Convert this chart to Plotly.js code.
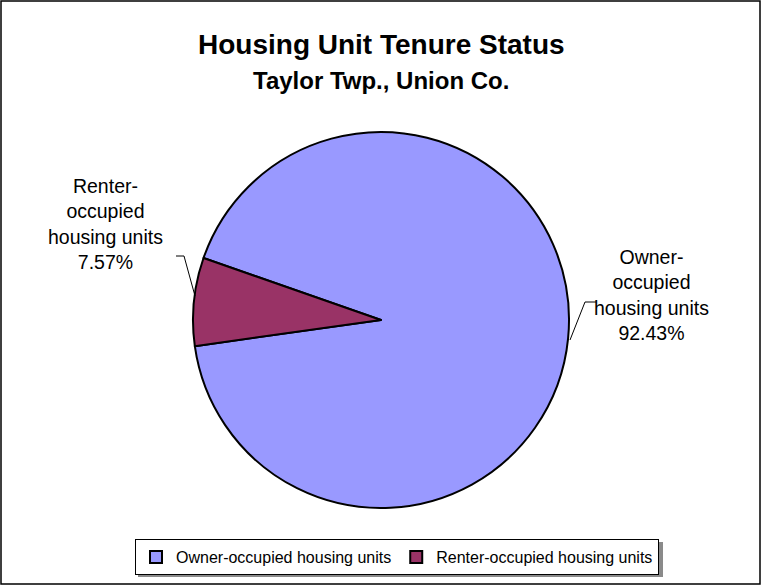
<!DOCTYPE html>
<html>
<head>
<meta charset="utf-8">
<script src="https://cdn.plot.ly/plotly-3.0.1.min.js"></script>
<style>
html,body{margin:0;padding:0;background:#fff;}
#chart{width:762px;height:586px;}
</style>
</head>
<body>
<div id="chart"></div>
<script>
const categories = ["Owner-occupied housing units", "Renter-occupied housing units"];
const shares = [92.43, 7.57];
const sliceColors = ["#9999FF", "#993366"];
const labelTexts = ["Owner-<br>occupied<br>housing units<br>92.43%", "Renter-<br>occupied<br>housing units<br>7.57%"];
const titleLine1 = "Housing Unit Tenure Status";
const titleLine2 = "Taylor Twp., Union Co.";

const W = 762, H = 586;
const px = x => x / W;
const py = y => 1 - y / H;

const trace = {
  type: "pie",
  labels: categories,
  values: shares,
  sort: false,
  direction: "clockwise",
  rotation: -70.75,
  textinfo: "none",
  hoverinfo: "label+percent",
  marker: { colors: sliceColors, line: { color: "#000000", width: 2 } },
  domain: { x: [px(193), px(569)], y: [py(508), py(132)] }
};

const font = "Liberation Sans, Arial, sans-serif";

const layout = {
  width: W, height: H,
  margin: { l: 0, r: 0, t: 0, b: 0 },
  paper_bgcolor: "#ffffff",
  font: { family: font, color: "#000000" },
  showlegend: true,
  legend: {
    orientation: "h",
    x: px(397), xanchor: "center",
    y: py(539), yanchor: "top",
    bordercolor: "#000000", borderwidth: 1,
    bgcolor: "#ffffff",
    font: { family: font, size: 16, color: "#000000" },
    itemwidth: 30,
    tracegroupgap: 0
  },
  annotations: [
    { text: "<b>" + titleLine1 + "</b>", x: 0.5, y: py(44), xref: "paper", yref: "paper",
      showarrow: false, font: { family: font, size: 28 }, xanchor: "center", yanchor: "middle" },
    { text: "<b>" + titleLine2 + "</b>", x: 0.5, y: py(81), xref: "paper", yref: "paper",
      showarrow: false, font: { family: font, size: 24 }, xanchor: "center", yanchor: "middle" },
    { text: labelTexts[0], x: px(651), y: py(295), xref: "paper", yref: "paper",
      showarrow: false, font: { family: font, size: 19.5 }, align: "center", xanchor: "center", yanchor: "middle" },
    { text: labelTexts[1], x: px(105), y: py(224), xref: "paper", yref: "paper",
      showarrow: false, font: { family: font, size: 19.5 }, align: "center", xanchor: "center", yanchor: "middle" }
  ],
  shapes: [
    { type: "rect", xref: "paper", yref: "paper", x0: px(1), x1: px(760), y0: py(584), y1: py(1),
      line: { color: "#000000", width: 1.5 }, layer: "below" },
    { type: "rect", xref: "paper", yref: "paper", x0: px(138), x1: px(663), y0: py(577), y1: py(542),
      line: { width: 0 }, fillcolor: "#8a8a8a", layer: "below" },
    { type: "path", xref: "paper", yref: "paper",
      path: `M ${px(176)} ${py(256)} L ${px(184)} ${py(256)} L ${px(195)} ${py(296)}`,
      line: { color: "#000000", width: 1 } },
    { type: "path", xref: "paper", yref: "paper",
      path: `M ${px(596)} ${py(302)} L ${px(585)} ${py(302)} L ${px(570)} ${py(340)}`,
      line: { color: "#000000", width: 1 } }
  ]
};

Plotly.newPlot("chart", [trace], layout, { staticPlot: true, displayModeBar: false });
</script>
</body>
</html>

| Exercise description |
Every line is to be duplicated exactly, though pictures stay out.

| Answer below |
Convert this chart to Plotly.js code.
<!DOCTYPE html>
<html>
<head>
<meta charset="utf-8">
<script src="https://cdn.plot.ly/plotly-3.0.1.min.js"></script>
<style>
html,body{margin:0;padding:0;background:#fff;}
#chart{width:762px;height:586px;}
</style>
</head>
<body>
<div id="chart"></div>
<script>
const categories = ["Owner-occupied housing units", "Renter-occupied housing units"];
const shares = [92.43, 7.57];
const sliceColors = ["#9999FF", "#993366"];
const labelTexts = ["Owner-<br>occupied<br>housing units<br>92.43%", "Renter-<br>occupied<br>housing units<br>7.57%"];
const titleLine1 = "Housing Unit Tenure Status";
const titleLine2 = "Taylor Twp., Union Co.";

const W = 762, H = 586;
const px = x => x / W;
const py = y => 1 - y / H;

const trace = {
  type: "pie",
  labels: categories,
  values: shares,
  sort: false,
  direction: "clockwise",
  rotation: -70.75,
  textinfo: "none",
  hoverinfo: "label+percent",
  marker: { colors: sliceColors, line: { color: "#000000", width: 2 } },
  domain: { x: [px(193), px(569)], y: [py(508), py(132)] }
};

const font = "Liberation Sans, Arial, sans-serif";

const layout = {
  width: W, height: H,
  margin: { l: 0, r: 0, t: 0, b: 0 },
  paper_bgcolor: "#ffffff",
  font: { family: font, color: "#000000" },
  showlegend: true,
  legend: {
    orientation: "h",
    x: px(397), xanchor: "center",
    y: py(539), yanchor: "top",
    bordercolor: "#000000", borderwidth: 1,
    bgcolor: "#ffffff",
    font: { family: font, size: 16, color: "#000000" },
    itemwidth: 30,
    tracegroupgap: 0
  },
  annotations: [
    { text: "<b>" + titleLine1 + "</b>", x: 0.5, y: py(44), xref: "paper", yref: "paper",
      showarrow: false, font: { family: font, size: 28 }, xanchor: "center", yanchor: "middle" },
    { text: "<b>" + titleLine2 + "</b>", x: 0.5, y: py(81), xref: "paper", yref: "paper",
      showarrow: false, font: { family: font, size: 24 }, xanchor: "center", yanchor: "middle" },
    { text: labelTexts[0], x: px(651), y: py(295), xref: "paper", yref: "paper",
      showarrow: false, font: { family: font, size: 19.5 }, align: "center", xanchor: "center", yanchor: "middle" },
    { text: labelTexts[1], x: px(105), y: py(224), xref: "paper", yref: "paper",
      showarrow: false, font: { family: font, size: 19.5 }, align: "center", xanchor: "center", yanchor: "middle" }
  ],
  shapes: [
    { type: "rect", xref: "paper", yref: "paper", x0: px(1), x1: px(760), y0: py(584), y1: py(1),
      line: { color: "#000000", width: 1.5 }, layer: "below" },
    { type: "rect", xref: "paper", yref: "paper", x0: px(138), x1: px(663), y0: py(577), y1: py(542),
      line: { width: 0 }, fillcolor: "#8a8a8a", layer: "below" },
    { type: "path", xref: "paper", yref: "paper",
      path: `M ${px(176)} ${py(256)} L ${px(184)} ${py(256)} L ${px(195)} ${py(296)}`,
      line: { color: "#000000", width: 1 } },
    { type: "path", xref: "paper", yref: "paper",
      path: `M ${px(596)} ${py(302)} L ${px(585)} ${py(302)} L ${px(570)} ${py(340)}`,
      line: { color: "#000000", width: 1 } }
  ]
};

Plotly.newPlot("chart", [trace], layout, { staticPlot: true, displayModeBar: false });
</script>
</body>
</html>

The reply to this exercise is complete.